Dans l'exemple ci-dessus, on a sous-estimé le bruit et ça a causé un excès de confiance dans le modèle. Si à l'inverse le bruit était sur-estimé, l'intervalle de confiance se serait réduit très lentement, car le modèle aurait été en excès de prudence.
L'excès de prudence est a priori moins grave que l'excès de confiance, et généralement on préfère un modèle trop prudent. Néanmoins, dans des cas réels il est parfois très difficile de savoir dans quelle situation on se trouve. Dans l'exemple jouet la surconfiance se voyait parce que la prédiction du modèle était instable, et changeait brutalement quand on ajoutait de nouvelles valeurs, mais ce n'est pas toujours aussi facile de le voir. Déjà, il est rare que les données arrivent au compte goute comme ça. En général on fait une seule inférence sur un ensemble de données qui ont été récoltées au préalable. Et ensuite, de nombreux modèles sont très complexes, et se comportent très différement de cet exemple jouet.
Que faire, donc ?
Finalement, on se rend compte que dès lors qu'on ne sait pas si notre modèle est bien spécifié ou pas, il faut faire preuve d'une grande prudence lorsqu'on manipule des modèles bayésiens. La procédure ne contient en elle-même rien qui puisse nous faire prendre conscience que notre modèle est faux. Il faut nécessairement la coupler à une analyse plus large.
Il y a des situations où on sait que le modèle est mal spécifié, mais où on sait également comment il l'est : on sait quelles approximations on été faites et quel peut être leur impact sur l'inférence.
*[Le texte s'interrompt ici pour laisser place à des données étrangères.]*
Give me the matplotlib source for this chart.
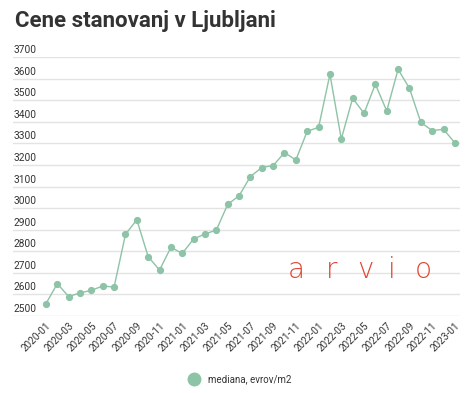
import matplotlib
matplotlib.use("Agg")
import matplotlib.pyplot as plt
from matplotlib.lines import Line2D

months = ["2020-01","2020-02","2020-03","2020-04","2020-05","2020-06","2020-07","2020-08","2020-09","2020-10","2020-11","2020-12",
          "2021-01","2021-02","2021-03","2021-04","2021-05","2021-06","2021-07","2021-08","2021-09","2021-10","2021-11","2021-12",
          "2022-01","2022-02","2022-03","2022-04","2022-05","2022-06","2022-07","2022-08","2022-09","2022-10","2022-11","2022-12",
          "2023-01"]
values = [2557, 2650, 2590, 2607, 2619, 2639, 2634, 2878, 2946, 2775, 2713, 2818,
          2790, 2857, 2880, 2898, 3017, 3057, 3146, 3188, 3197, 3257, 3223, 3356,
          3374, 3620, 3320, 3509, 3439, 3574, 3450, 3643, 3555, 3397, 3359, 3365,
          3302]
yticks = [2500, 2600, 2700, 2800, 2900, 3000, 3100, 3200, 3300, 3400, 3500, 3600, 3700]
title = "Cene stanovanj v Ljubljani"
series_name = "mediana, evrov/m2"

plt.rcParams['font.family'] = ['Roboto', 'DejaVu Sans']
W, H = 474, 393
fig = plt.figure(figsize=(W/100, H/100), dpi=100)
fig.patch.set_facecolor('white')

left, right, top, bottom = 13, 460, 57, 316
ax = fig.add_axes([left/W, 1-bottom/H, (right-left)/W, (bottom-top)/H])
ax.set_facecolor('white')
green = '#8dc3a6'
x = list(range(len(values)))
ax.plot(x, values, color=green, lw=1.0, marker='o', ms=4.2, mec=green, mfc=green, clip_on=False, zorder=3)

ax.set_ylim(2500, 3700)
ax.set_xlim(-2.9, 36.45)
ax.set_yticks(yticks)
ax.set_yticklabels([])
ax.tick_params(axis='y', length=0)
ax.grid(axis='y', color='#e3e3e3', lw=1)
ax.set_axisbelow(True)
for s in ax.spines.values():
    s.set_visible(False)
for v in yticks:
    ax.text(0.002, v + 9, str(v), transform=ax.get_yaxis_transform(), ha='left', va='bottom',
            fontsize=7.3, color='#333333')

ax.set_xticks(x[::2])
ax.set_xticklabels(months[::2], rotation=45, ha='right', rotation_mode='anchor', fontsize=7.2, color='#333333')
ax.tick_params(axis='x', length=0, pad=3)

fig.text(15/W, 1-21/H, title, fontsize=16, fontweight='bold', color='#333333', ha='left', va='center')

# watermark
red = '#e0452f'
for ch, cx in zip("arvio", [296, 332, 365, 392, 423]):
    fig.text(cx/W, 1-278/H, ch, fontsize=20, fontweight='light', color=red, ha='center', va='baseline',
             family=['DejaVu Sans'])

# legend
h = Line2D([], [], marker='o', ls='none', color=green, ms=9)
fig.legend([h], [series_name], loc='center', bbox_to_anchor=(238/W, 1-379/H), frameon=False,
           fontsize=7.0, handletextpad=0.4, labelcolor='#333333')

fig.savefig('out.png', dpi=100, facecolor='white')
Dans ces cas, il est parfois possible d'anticiper la manière donc cela affectera la prédiction bayésienne, et corriger ce biais, par exemple en élargissant artificiellement les intervalles de confiance proposés : on préfère généralement une prédiction trop prudente à une prédiction trop sûre d'elle.
De manière plus pointue, il y a toute une part de la recherche qui s'intéresse à la question de savoir s'il est possible de modifier les méthodes bayésiennes pour les rendre robustes à la mauvaise spécification des modèles. De nombreuses alternatives ou généralisations du théorème de Bayes sont proposées, chacune avec ses avantages et ses inconvenients. Cependant un motif général tend à se dessiner : il faut très souvent faire au cas par cas.
Ici par « aléatoire » je désigne le fait que le lien dépend également d'autres facteurs qui sont imprévisibles au sein de ce modèle. La question de savoir s'il s'agit de « vrai » aléatoire ou non n'est pas importante.
Pour les personnes intéressées par les détails velus, je m'appuie sur une analyse en provenance d'un article de recherche récent que vous pourrez trouver ici si vous le souhaitez : Knoblauch et al, 2022. Attention, c'est en anglais et mathématiquement assez pointu.
Précisément, il converge vers la valeur du paramètre qui est telle que la prédiction probabiliste des observations est la plus proche de la distribution des données observées au sens de la divergence de Kullback-Leibler.
Il a des exceptions, si le modèle est très mal spécifié, il se peut que l'a posteriori ne se concentre pas du tout.